Sirkler, genellikle çocukların bayıldığı ve büyükleri tarafından ziyaret etmek için teşvik edildiği eğlence alanları olarak biliniyor. Ancak, bu eğlence mekanlarının ardında yatan gerçek sanılandan oldukça farklı. Hayvanlar, türdaşlarının gerçekleştiremeyeceği sıradışı davranışları sahnede sergilerken seyirciler, şaşkınlık ve tatminkarlıklarının bir göstergesi olarak güçlü alkışları ile karşılık veriyorlar.

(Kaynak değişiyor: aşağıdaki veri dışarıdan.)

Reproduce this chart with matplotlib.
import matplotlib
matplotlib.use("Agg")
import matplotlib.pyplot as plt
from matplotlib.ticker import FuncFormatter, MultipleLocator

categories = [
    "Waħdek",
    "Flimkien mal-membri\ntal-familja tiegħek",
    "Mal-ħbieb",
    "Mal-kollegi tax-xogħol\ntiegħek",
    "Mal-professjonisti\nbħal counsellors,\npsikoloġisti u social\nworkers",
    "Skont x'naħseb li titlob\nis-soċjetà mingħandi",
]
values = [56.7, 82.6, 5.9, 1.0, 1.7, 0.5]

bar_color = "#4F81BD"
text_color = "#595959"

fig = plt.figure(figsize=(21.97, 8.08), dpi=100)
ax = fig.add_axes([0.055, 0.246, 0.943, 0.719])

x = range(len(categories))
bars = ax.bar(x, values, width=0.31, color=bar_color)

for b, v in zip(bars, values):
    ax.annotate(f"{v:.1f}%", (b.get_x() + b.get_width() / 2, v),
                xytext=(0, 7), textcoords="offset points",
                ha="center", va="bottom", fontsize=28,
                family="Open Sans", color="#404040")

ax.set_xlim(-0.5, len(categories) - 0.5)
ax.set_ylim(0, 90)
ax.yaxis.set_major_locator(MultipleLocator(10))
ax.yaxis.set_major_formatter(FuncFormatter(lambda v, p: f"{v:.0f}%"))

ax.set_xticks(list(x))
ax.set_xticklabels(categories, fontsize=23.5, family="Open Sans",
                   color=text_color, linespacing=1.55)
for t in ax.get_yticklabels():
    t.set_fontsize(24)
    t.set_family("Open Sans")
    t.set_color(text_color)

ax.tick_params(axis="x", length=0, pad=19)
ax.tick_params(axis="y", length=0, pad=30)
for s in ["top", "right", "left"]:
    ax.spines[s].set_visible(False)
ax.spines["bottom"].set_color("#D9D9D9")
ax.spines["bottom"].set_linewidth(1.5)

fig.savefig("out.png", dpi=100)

Aslına bakılırsa, sahnedeki hayvan ve bakıcıları arasında yakın ilişki genellikle bir dostluğun simgesi olarak anlaşılıyor. Çünkü, hayvanların, çeşitli davranışları yerine getirmek için ödülle teşvik edildikleri sanılmakta.  Ne yazık ki, sirk hayvanlarının öğrenme süreçleri sadece ödül değil aynı zamanda cezayı da kapsıyor. Henüz, çocukluk evresindeyken sirklerde eğitilmeye başlanan hayvanlar, normal olarak gerçekleştiremeyeği hareketleri yapmaya zorlanıyor. Bunun muhtemelen en bilinen örneklerinden biri, ailesinden ayrılıp sirkte yetiştirilen yavru fillerin vücutlarını esnetmek için, bacaklarına halat ya da zincir bağlanarak uzuvların vücudun dışına doğru itilmesidir. Bu sayede filler, ileride türdaşlarının üstüne yaslanarak iki ayak üzerinde yürüyebilme yeteneğini edinmiş oluyorlar. Bazı aşırı durumlarda, hayvanlara kırbaçla, sopayla vurmak ya da aç bırakmak, ıslah etmek için kullanılan yöntemler arasında yer alabiliyor. İşin bir diğer kötü yanı, bazı egzotik hayvanların, doğal yaşam alanlarından koparılıp daracık kafeslerde yetiştiriliyor olmaları.

Henüz yetişkinlik safhasına ermeden, ceza ve istismar yoluyla eğitilmeye çalışan bu hayvanlar, tıpkı insanlar gibi erken yaşta yaşadığı travmalar sonucunda nevrotik  bir kişiliğe sahip oluyorlar. Psikolojileri zarar görmüş hayvanların, istikrarlı bir şekilde benzer davranışları sergilemeye zorlanmaları da cabası.

Bu gerçeklerin farkında olan bazı ülke yönetimleri, süresiz olarak hayvanların sirklerde kullanımını yasaklamış durumda. Yunanistan ve Bolivya, hayvanlı sirklerin yurtiçine girmesine izin vermemekte. İngiltere, kaplan, deve, zebra ve diğer vahşi hayvanların sirklerde kullanılmasını 2015 yılı itibariyle yasaklamayı planlıyor.

Hayvanların özgürlüğünün kısıtlanması ve hayvanlara karşı yapılan zulüm, umarız sonu eğlence ile biten pratikler olmaktan çıkar. Büyük Ankara Sirki gibi Anadolu’da rağbet gören eğlence mekanlarını organize edenler ise, umarız bir gün sirk hayvanlarının ne koşullarda yaşam mücadelesi verdiğinin farkına varır ve önlem almaya çalışır.